╔══

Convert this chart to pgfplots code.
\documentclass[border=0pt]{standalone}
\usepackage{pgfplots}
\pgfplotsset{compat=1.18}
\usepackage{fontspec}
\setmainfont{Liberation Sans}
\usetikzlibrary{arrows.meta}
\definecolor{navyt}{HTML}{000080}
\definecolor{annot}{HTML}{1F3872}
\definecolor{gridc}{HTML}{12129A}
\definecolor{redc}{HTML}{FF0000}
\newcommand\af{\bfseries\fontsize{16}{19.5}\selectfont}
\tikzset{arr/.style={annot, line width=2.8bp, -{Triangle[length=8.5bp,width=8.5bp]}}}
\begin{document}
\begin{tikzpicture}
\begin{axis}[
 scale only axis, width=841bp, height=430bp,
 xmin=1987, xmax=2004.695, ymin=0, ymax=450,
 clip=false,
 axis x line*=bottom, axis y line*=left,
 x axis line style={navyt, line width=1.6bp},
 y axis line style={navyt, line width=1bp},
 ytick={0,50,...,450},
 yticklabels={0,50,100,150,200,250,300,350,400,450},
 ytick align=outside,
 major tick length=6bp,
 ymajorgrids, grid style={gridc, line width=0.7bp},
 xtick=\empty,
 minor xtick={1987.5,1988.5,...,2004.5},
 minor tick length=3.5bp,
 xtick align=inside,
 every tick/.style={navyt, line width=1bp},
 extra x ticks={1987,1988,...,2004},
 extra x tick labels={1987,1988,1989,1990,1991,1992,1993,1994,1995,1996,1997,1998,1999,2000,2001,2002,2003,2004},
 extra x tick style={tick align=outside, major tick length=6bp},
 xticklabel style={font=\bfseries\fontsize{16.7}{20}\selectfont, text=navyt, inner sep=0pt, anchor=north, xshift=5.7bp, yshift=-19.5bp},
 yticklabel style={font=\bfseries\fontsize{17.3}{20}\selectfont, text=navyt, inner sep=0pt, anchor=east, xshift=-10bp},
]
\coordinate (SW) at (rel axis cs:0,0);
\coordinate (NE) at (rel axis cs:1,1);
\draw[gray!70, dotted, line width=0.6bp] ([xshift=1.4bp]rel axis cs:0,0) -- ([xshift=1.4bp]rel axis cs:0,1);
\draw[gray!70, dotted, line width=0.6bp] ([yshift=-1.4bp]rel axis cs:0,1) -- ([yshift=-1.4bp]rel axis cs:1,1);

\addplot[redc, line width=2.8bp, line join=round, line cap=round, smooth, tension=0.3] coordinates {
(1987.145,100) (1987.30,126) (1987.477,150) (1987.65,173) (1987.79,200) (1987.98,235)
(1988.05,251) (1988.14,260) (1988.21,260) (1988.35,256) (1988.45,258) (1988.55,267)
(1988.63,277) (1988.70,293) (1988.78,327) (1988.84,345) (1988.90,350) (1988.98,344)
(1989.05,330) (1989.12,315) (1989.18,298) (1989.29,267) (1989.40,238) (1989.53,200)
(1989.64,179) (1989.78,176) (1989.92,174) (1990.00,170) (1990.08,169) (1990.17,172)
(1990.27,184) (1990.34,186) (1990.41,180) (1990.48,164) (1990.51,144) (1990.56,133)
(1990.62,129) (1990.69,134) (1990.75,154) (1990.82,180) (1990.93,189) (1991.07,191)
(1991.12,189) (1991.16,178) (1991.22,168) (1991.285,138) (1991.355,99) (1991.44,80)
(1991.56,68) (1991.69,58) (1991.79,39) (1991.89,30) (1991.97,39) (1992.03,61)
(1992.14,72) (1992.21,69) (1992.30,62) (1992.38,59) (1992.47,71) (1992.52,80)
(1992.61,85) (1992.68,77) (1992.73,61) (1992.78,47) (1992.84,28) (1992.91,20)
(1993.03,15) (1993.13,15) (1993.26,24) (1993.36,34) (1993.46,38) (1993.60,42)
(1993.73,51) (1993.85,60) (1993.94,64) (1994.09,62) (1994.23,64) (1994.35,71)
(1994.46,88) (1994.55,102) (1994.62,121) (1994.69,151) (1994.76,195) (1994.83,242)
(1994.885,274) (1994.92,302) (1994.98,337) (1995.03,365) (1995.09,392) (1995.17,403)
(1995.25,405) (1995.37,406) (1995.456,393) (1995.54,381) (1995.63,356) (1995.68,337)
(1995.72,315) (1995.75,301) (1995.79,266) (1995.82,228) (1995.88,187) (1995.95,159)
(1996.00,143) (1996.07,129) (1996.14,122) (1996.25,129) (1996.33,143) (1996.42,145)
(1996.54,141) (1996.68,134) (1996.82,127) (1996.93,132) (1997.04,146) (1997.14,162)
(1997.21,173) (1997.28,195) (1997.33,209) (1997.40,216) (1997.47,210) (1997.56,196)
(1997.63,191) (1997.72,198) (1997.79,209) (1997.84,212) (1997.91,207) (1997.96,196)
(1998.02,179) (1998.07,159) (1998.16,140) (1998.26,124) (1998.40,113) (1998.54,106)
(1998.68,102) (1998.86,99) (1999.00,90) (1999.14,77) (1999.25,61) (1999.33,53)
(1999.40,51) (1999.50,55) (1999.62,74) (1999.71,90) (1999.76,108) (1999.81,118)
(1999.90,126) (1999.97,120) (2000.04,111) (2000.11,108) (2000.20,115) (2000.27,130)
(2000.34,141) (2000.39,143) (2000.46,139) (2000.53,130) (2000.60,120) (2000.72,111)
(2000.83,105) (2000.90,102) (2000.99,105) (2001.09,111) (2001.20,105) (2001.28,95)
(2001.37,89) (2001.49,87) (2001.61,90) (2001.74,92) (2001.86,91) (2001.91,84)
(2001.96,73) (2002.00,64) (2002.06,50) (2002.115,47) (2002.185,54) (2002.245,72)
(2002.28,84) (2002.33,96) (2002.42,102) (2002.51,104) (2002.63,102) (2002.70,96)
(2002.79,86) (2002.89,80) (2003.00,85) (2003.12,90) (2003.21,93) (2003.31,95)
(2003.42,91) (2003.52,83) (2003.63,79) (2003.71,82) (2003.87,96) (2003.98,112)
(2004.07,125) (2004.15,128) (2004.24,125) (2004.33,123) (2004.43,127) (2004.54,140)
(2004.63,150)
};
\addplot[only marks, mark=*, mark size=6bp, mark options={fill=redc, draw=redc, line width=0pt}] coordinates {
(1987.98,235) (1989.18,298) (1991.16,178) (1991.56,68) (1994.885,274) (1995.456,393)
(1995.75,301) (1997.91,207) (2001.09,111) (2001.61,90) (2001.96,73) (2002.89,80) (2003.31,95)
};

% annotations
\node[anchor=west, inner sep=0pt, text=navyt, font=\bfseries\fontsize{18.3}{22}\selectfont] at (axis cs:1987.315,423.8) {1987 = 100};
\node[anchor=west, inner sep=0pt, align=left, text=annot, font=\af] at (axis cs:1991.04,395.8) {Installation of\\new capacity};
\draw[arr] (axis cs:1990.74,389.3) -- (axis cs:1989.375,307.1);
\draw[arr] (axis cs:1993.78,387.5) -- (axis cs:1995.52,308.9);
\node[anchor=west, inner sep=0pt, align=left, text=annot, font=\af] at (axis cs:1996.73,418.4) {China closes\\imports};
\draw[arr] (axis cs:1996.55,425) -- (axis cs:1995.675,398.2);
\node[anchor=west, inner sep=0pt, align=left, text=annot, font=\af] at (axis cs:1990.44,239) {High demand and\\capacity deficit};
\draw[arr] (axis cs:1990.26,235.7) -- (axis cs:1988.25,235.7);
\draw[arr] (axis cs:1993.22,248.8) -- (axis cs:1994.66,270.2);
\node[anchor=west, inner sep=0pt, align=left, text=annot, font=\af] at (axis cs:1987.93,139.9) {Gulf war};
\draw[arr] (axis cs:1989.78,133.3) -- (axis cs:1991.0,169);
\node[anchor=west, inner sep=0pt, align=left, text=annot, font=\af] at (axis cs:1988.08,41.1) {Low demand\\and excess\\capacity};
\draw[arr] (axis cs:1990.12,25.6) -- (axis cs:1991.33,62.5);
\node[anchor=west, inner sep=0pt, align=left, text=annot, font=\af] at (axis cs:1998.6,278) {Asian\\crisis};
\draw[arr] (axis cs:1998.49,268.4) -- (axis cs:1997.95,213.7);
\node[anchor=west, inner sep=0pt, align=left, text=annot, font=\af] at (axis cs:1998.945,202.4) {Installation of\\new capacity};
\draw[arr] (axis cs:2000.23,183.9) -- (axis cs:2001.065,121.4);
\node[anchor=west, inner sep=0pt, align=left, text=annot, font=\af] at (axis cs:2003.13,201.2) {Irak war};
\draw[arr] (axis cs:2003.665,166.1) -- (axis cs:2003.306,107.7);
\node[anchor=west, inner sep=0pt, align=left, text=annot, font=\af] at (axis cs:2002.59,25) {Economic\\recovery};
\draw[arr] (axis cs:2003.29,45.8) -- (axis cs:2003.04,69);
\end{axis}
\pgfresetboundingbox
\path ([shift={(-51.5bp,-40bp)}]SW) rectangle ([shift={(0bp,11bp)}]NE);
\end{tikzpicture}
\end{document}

╚══
╔══

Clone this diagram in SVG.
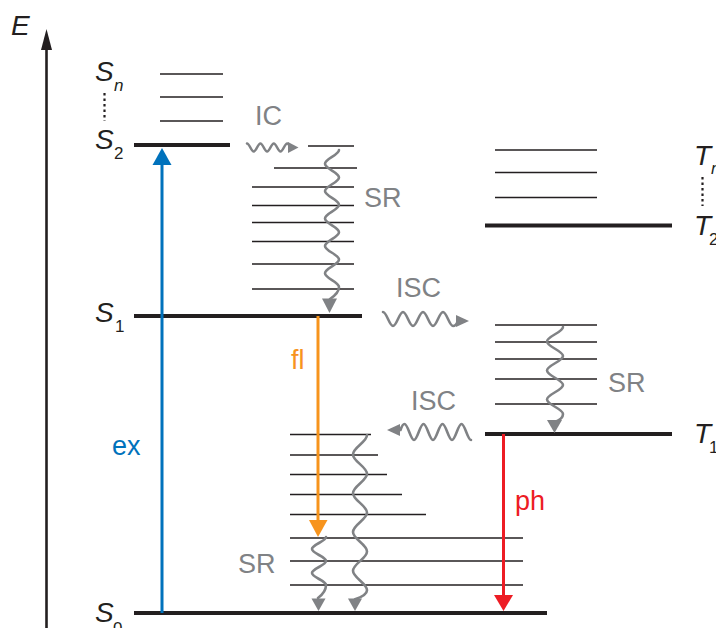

╚══

| Exercise details |
Provide an exact reproduction of only those lines that start at the line containing "Convert this chart to pgfplots code." and end at the line containing "([yshift=-1.4bp]rel axis cs:1,1);", inclusive.

| Response |
Convert this chart to pgfplots code.
\documentclass[border=0pt]{standalone}
\usepackage{pgfplots}
\pgfplotsset{compat=1.18}
\usepackage{fontspec}
\setmainfont{Liberation Sans}
\usetikzlibrary{arrows.meta}
\definecolor{navyt}{HTML}{000080}
\definecolor{annot}{HTML}{1F3872}
\definecolor{gridc}{HTML}{12129A}
\definecolor{redc}{HTML}{FF0000}
\newcommand\af{\bfseries\fontsize{16}{19.5}\selectfont}
\tikzset{arr/.style={annot, line width=2.8bp, -{Triangle[length=8.5bp,width=8.5bp]}}}
\begin{document}
\begin{tikzpicture}
\begin{axis}[
 scale only axis, width=841bp, height=430bp,
 xmin=1987, xmax=2004.695, ymin=0, ymax=450,
 clip=false,
 axis x line*=bottom, axis y line*=left,
 x axis line style={navyt, line width=1.6bp},
 y axis line style={navyt, line width=1bp},
 ytick={0,50,...,450},
 yticklabels={0,50,100,150,200,250,300,350,400,450},
 ytick align=outside,
 major tick length=6bp,
 ymajorgrids, grid style={gridc, line width=0.7bp},
 xtick=\empty,
 minor xtick={1987.5,1988.5,...,2004.5},
 minor tick length=3.5bp,
 xtick align=inside,
 every tick/.style={navyt, line width=1bp},
 extra x ticks={1987,1988,...,2004},
 extra x tick labels={1987,1988,1989,1990,1991,1992,1993,1994,1995,1996,1997,1998,1999,2000,2001,2002,2003,2004},
 extra x tick style={tick align=outside, major tick length=6bp},
 xticklabel style={font=\bfseries\fontsize{16.7}{20}\selectfont, text=navyt, inner sep=0pt, anchor=north, xshift=5.7bp, yshift=-19.5bp},
 yticklabel style={font=\bfseries\fontsize{17.3}{20}\selectfont, text=navyt, inner sep=0pt, anchor=east, xshift=-10bp},
]
\coordinate (SW) at (rel axis cs:0,0);
\coordinate (NE) at (rel axis cs:1,1);
\draw[gray!70, dotted, line width=0.6bp] ([xshift=1.4bp]rel axis cs:0,0) -- ([xshift=1.4bp]rel axis cs:0,1);
\draw[gray!70, dotted, line width=0.6bp] ([yshift=-1.4bp]rel axis cs:0,1) -- ([yshift=-1.4bp]rel axis cs:1,1);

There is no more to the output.